_Job_
Pull every line containing the word "this" from the records.

_Raw data_
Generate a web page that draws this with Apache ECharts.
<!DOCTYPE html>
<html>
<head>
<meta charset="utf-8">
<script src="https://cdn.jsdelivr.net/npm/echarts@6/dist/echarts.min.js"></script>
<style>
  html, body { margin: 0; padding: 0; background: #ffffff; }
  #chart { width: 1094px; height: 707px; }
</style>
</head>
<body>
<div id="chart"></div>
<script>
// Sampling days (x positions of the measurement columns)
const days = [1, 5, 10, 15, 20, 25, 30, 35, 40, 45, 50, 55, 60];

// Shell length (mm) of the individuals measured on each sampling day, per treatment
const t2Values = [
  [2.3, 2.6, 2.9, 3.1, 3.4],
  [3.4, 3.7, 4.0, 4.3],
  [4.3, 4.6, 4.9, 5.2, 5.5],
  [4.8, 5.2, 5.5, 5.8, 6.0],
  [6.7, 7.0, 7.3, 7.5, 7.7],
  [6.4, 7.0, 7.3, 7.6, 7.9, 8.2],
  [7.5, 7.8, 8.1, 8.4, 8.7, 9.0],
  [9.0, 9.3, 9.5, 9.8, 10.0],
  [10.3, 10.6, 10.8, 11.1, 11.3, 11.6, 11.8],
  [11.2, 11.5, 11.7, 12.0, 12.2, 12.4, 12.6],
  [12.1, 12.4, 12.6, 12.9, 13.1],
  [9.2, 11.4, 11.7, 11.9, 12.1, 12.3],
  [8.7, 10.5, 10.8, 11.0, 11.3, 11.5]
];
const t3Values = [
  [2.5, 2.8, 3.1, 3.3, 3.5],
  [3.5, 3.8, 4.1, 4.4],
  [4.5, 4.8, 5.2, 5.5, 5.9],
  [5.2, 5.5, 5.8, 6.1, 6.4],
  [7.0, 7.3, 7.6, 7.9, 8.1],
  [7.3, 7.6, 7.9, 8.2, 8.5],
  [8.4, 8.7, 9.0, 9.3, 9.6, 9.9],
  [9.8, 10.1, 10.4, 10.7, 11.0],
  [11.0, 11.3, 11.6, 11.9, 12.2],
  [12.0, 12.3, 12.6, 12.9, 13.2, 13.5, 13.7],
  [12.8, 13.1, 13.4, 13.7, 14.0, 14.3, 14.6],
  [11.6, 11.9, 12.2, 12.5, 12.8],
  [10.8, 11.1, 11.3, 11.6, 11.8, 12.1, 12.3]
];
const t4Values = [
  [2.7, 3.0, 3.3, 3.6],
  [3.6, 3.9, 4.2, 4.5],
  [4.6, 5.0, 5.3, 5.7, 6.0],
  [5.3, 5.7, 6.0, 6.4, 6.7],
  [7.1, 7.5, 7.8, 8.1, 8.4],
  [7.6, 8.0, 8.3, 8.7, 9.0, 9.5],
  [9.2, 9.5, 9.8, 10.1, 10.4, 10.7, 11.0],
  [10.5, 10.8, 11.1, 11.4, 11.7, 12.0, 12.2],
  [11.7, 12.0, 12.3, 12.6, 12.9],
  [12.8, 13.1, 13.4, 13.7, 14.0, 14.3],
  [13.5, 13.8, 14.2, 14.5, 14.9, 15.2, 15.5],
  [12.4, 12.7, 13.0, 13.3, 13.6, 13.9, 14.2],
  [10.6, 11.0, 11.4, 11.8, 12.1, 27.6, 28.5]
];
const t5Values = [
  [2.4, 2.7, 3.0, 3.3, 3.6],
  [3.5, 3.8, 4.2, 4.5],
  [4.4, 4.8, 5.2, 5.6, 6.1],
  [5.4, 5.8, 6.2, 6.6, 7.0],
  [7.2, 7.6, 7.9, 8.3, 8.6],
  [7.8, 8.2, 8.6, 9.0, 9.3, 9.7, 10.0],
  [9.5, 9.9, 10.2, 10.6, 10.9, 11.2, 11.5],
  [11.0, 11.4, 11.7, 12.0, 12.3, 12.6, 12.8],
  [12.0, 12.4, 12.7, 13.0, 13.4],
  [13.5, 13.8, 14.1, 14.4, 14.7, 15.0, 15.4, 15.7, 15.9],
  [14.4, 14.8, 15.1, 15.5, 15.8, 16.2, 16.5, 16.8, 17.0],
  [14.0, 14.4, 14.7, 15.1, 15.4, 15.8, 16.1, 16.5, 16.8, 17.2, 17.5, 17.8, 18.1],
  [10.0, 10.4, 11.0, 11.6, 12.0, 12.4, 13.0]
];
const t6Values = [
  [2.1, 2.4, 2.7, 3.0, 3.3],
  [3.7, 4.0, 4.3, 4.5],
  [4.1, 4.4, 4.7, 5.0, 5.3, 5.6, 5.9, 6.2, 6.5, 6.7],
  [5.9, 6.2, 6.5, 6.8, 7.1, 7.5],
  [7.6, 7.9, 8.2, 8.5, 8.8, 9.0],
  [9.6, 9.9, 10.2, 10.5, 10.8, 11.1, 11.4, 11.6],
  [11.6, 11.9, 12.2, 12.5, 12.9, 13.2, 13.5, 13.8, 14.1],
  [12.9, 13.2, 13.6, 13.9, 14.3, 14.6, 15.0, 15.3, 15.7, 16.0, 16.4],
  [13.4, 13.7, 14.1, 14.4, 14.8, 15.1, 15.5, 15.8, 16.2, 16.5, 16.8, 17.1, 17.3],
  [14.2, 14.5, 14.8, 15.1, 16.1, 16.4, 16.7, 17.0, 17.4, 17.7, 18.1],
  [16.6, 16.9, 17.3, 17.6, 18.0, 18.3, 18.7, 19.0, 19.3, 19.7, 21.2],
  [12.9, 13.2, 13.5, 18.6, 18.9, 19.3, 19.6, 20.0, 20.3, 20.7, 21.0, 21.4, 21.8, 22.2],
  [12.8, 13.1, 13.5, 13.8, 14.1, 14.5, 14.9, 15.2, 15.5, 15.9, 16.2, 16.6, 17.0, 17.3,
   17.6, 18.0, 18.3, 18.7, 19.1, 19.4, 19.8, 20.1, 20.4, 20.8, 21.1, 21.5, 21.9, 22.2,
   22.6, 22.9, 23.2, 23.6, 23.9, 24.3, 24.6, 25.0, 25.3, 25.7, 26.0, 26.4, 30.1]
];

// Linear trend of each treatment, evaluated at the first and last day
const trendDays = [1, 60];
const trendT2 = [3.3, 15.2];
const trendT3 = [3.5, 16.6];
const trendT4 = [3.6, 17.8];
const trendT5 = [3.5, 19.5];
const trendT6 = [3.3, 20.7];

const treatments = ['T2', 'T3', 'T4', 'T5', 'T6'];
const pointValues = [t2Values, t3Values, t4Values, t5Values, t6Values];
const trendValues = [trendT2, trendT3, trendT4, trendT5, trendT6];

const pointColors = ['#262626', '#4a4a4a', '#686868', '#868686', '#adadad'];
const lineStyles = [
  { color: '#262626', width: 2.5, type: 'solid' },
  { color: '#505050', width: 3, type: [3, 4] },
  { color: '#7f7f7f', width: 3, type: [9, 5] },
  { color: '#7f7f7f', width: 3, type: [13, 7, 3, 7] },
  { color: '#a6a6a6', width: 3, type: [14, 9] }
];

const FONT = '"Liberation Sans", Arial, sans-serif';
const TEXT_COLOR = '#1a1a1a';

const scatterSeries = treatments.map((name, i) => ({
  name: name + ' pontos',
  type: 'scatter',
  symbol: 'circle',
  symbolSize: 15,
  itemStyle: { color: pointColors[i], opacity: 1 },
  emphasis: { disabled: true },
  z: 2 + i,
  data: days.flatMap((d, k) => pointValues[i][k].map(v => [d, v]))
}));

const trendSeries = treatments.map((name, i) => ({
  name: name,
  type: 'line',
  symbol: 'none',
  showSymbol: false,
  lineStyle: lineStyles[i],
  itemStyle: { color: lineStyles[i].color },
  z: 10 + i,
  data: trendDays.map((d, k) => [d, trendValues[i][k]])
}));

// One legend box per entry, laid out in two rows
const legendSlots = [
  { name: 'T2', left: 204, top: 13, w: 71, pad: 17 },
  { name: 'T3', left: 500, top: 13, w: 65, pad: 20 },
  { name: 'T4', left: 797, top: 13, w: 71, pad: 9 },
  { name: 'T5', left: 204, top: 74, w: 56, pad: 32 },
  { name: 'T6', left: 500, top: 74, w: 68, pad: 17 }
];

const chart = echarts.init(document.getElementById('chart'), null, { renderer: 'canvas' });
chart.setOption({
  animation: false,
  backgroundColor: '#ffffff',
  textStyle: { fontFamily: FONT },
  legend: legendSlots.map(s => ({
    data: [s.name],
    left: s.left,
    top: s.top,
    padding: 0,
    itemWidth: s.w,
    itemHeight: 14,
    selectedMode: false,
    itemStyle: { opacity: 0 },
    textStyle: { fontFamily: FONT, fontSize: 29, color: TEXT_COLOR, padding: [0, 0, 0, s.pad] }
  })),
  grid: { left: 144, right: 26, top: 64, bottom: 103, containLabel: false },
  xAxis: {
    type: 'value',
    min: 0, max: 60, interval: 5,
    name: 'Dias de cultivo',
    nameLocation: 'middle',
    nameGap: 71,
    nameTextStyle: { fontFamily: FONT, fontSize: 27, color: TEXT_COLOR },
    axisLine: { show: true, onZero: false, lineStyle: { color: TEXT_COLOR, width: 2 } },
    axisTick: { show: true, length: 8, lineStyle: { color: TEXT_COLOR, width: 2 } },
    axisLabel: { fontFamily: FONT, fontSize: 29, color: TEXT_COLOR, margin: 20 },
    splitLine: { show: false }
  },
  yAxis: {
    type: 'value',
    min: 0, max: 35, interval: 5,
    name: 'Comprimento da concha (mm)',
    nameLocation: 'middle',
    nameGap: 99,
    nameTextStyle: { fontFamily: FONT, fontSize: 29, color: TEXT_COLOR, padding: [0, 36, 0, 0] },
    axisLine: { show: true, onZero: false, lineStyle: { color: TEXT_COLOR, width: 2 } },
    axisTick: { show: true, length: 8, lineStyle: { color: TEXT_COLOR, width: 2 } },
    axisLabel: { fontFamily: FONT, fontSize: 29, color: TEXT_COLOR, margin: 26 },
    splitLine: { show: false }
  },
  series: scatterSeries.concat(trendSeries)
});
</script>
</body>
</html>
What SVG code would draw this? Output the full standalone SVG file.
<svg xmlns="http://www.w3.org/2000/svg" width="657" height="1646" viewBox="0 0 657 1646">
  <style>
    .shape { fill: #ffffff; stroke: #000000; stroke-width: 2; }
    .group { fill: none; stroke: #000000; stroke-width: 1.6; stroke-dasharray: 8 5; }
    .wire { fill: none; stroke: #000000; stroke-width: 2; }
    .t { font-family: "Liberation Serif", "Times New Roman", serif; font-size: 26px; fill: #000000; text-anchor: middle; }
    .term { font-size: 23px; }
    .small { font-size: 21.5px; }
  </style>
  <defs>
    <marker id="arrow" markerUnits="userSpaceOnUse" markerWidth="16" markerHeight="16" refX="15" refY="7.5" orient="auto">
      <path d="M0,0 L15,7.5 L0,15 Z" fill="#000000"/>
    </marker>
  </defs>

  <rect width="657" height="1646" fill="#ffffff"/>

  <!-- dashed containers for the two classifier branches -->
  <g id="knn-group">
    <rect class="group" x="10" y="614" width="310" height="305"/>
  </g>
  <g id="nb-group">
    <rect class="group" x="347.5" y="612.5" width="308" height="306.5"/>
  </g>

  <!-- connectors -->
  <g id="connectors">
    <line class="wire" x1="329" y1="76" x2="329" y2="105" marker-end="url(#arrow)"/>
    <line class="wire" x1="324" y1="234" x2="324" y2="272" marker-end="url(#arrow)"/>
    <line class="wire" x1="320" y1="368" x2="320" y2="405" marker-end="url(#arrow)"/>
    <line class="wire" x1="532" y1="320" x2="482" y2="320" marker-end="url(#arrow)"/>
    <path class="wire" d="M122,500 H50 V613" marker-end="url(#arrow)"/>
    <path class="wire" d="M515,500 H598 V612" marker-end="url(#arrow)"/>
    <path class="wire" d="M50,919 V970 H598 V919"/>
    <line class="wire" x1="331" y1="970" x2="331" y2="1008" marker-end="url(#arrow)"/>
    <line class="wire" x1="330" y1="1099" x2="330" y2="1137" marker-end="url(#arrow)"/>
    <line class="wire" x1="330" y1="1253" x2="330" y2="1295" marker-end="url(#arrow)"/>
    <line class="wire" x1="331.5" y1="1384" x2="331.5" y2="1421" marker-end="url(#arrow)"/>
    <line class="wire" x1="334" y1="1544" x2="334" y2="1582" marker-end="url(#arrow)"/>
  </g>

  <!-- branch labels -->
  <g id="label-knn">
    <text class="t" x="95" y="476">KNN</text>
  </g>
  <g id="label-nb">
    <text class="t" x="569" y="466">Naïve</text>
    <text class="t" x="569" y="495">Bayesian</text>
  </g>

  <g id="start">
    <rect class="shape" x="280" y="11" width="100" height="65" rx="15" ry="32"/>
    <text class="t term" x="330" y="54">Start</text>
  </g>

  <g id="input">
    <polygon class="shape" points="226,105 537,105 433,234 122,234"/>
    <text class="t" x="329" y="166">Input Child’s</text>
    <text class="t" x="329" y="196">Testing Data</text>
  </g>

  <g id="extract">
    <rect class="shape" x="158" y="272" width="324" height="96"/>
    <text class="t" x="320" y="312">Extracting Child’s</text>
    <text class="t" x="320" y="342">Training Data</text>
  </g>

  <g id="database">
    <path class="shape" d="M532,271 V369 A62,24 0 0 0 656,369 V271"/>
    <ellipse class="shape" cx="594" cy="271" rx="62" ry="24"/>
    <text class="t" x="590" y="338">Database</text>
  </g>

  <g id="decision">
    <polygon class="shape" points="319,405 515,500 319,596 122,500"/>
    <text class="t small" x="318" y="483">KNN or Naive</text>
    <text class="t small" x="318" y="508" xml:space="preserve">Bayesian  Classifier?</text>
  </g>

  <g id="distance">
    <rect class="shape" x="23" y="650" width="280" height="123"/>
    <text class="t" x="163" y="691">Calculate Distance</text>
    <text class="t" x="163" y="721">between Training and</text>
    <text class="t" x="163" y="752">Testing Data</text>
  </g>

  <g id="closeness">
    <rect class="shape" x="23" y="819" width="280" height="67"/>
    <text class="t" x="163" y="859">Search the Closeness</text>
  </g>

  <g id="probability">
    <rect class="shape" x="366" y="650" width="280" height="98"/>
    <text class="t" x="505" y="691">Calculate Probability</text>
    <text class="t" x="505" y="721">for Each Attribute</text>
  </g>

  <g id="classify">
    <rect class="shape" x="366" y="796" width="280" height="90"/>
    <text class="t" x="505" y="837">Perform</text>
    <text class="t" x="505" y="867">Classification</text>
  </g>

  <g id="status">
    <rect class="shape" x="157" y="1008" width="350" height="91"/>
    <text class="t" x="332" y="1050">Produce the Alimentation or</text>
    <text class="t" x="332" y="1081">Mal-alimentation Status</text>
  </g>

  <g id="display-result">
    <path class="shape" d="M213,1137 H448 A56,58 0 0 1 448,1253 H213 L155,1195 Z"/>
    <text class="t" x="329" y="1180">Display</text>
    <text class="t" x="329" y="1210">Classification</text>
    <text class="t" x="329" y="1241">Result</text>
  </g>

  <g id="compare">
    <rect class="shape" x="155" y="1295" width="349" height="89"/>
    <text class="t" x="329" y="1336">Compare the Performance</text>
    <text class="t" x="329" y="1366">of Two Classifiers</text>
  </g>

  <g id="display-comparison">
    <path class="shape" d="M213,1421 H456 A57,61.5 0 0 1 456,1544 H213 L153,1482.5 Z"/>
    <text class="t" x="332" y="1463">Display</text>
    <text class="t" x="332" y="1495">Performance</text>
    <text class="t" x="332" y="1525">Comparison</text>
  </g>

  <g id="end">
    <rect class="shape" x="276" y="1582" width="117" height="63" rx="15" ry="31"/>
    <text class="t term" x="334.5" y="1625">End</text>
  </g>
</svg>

_Solution_
Generate a web page that draws this with Apache ECharts.
What SVG code would draw this? Output the full standalone SVG file.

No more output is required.